Hyderabad: The Telangana government has taken up a massive operation to conduct a fresh survey of all the land including forest lands in the State and fully computerise the details as part of the digitisation programme of the State government to ensure hassle-free land transactions.
The exercise is being taken up since most of the land records, some of which are from the Nizam’s era, are decrepit or missing. The last survey of lands in the State was conducted in the 1930’s, much before Independence, when resurveys were taken up once every 30 years, A Bhaskar, Joint Director (Survey), Bhu Bharathi Department under the Chief Commission of Land Administration (CCLA) told ‘Telangana Today’.
He said that 90 per cent of the village land records were no longer in usable condition, and added that unfortunately no resurvey had been conducted in the unified State in last 80 years.
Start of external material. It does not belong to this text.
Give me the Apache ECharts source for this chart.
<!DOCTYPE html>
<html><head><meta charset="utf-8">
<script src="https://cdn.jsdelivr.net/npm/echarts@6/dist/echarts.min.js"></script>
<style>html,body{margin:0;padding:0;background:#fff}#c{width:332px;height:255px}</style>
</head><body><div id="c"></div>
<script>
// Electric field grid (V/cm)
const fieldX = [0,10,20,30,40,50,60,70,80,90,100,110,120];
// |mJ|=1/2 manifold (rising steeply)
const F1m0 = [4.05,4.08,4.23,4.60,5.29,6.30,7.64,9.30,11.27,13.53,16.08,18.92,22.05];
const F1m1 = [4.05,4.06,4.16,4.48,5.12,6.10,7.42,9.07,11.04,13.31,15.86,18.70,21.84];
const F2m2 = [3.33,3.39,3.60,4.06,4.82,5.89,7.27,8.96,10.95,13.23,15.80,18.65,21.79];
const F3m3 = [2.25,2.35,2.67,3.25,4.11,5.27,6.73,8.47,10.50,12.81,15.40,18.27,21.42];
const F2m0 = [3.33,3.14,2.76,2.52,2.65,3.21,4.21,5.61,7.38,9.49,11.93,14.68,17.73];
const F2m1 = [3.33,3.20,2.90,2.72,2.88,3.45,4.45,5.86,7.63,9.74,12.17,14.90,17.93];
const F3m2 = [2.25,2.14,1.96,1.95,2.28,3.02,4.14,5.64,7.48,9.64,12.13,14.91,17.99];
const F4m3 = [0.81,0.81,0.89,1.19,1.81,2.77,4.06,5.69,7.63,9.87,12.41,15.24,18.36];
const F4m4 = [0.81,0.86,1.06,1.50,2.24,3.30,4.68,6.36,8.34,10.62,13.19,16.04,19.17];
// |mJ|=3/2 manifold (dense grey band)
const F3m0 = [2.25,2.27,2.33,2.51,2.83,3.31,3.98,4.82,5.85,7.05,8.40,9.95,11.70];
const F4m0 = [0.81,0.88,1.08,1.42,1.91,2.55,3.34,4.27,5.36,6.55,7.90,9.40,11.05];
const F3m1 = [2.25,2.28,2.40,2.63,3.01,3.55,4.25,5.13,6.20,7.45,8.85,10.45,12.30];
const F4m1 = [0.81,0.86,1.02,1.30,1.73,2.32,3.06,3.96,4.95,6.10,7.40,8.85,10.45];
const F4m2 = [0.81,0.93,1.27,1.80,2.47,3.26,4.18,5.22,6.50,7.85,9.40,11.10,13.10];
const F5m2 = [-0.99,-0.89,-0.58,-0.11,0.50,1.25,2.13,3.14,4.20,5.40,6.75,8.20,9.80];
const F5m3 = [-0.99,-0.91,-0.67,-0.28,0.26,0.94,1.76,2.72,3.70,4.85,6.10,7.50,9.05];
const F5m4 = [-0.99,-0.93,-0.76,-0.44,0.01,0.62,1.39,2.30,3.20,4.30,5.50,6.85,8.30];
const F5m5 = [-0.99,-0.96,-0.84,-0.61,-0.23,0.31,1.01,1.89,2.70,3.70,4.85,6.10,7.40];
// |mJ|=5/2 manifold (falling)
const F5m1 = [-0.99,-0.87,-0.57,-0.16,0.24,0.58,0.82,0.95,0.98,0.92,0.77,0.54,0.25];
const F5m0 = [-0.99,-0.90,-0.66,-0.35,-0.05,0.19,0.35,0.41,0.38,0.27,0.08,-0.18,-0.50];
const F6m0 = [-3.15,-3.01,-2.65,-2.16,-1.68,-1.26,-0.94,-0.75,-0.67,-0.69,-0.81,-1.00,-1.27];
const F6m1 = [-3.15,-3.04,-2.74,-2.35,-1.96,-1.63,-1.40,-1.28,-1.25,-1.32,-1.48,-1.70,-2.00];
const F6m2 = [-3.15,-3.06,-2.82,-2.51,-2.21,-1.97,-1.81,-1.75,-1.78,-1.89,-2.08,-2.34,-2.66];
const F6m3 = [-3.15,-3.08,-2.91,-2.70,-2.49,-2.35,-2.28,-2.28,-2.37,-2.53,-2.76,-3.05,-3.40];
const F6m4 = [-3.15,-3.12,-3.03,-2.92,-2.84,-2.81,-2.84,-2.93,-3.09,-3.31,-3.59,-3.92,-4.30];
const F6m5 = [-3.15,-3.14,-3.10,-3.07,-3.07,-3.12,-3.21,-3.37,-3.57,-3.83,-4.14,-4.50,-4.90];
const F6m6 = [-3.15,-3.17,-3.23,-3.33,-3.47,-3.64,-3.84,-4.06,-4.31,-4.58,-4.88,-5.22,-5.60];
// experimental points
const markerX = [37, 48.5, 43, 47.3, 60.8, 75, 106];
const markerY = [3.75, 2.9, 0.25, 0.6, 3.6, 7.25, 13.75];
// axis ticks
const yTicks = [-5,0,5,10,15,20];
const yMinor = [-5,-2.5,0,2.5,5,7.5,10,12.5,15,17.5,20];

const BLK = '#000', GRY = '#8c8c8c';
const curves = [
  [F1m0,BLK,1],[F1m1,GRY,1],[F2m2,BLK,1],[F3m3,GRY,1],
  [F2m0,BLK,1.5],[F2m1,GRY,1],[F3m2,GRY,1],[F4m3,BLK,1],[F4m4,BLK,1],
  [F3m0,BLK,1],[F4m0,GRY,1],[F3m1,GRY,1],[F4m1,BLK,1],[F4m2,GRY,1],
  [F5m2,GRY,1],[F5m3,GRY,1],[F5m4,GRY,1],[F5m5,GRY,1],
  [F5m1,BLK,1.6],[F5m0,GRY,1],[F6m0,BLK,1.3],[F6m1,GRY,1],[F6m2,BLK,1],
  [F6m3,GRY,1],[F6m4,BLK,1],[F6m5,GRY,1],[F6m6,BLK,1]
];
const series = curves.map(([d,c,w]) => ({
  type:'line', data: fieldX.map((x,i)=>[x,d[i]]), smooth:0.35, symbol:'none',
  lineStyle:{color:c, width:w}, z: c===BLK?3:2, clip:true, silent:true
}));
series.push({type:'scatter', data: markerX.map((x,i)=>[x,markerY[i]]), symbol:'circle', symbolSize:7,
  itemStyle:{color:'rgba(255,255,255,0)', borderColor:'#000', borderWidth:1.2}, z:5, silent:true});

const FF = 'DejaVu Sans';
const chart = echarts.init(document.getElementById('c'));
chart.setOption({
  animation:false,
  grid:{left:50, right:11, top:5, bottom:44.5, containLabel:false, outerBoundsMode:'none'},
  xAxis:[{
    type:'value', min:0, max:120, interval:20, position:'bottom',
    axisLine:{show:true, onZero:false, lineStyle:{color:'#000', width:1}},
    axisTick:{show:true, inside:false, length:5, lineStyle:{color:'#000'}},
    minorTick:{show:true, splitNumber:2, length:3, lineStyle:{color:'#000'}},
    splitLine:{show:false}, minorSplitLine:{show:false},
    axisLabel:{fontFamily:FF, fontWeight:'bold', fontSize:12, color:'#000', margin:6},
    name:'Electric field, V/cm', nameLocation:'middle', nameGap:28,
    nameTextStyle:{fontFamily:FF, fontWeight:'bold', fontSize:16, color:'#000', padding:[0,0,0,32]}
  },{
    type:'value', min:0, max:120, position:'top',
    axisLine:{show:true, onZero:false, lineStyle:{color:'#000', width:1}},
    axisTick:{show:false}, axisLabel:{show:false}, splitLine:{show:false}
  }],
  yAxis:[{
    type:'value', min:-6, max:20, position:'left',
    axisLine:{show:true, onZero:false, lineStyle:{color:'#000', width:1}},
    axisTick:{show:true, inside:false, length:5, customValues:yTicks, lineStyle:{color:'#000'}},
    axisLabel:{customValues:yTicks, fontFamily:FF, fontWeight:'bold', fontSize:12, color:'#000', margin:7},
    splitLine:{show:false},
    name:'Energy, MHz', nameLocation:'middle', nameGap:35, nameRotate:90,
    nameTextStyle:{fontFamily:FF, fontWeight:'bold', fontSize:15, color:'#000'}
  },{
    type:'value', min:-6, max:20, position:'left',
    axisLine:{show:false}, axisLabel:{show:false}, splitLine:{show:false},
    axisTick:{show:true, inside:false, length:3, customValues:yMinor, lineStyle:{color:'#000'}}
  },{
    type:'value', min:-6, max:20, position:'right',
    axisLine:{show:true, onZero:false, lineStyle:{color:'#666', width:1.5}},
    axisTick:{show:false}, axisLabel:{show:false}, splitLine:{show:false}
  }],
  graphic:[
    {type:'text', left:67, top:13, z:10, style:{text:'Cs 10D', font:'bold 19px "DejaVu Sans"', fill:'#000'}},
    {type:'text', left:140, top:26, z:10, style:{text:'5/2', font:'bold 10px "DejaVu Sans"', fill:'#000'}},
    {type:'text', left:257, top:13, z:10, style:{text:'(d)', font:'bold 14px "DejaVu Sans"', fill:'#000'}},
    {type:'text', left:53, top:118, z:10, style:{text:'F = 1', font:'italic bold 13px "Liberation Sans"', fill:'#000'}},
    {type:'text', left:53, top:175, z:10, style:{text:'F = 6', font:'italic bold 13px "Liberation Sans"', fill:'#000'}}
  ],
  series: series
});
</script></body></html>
To avoid land disputes in the new State of Telangana, the government has taken up this challenging task which includes assigned, forest and government lands, and the job has been entrusted to the Bhu Bharathi Department under the close supervision of Chief Commissioner of Land Administration (CCLA).
The massive land survey in the State is being implemented with financial assistance from the Centre under the Digital India Land Records Moderinisation Programme (DILMP). The exercise, when completed, will make land administration easier apart from getting a crystal clear picture of lands in particular areas, he said, adding that the main objective of the programme was to develop a modern, transparent and comprehensive land records in the State. Hitherto, when land-holders approach the Land and Survey Department for land records, it was a herculean task to provide them with details often leading to legal disputes.
“I have been visiting the mandal revenue and survey offices for the past one year to get our village map and Vasulbaki papers to locate our ancestral lands with clear boundaries, but the officials have given written explanation stating the records were not available,” said Praneel Kumar of Chevella villages in the city outskirts, adding that some of their valuable land had now been encroached upon.
If the government takes up fresh survey, it will help thousands of farmers and genuine land-owners, he said.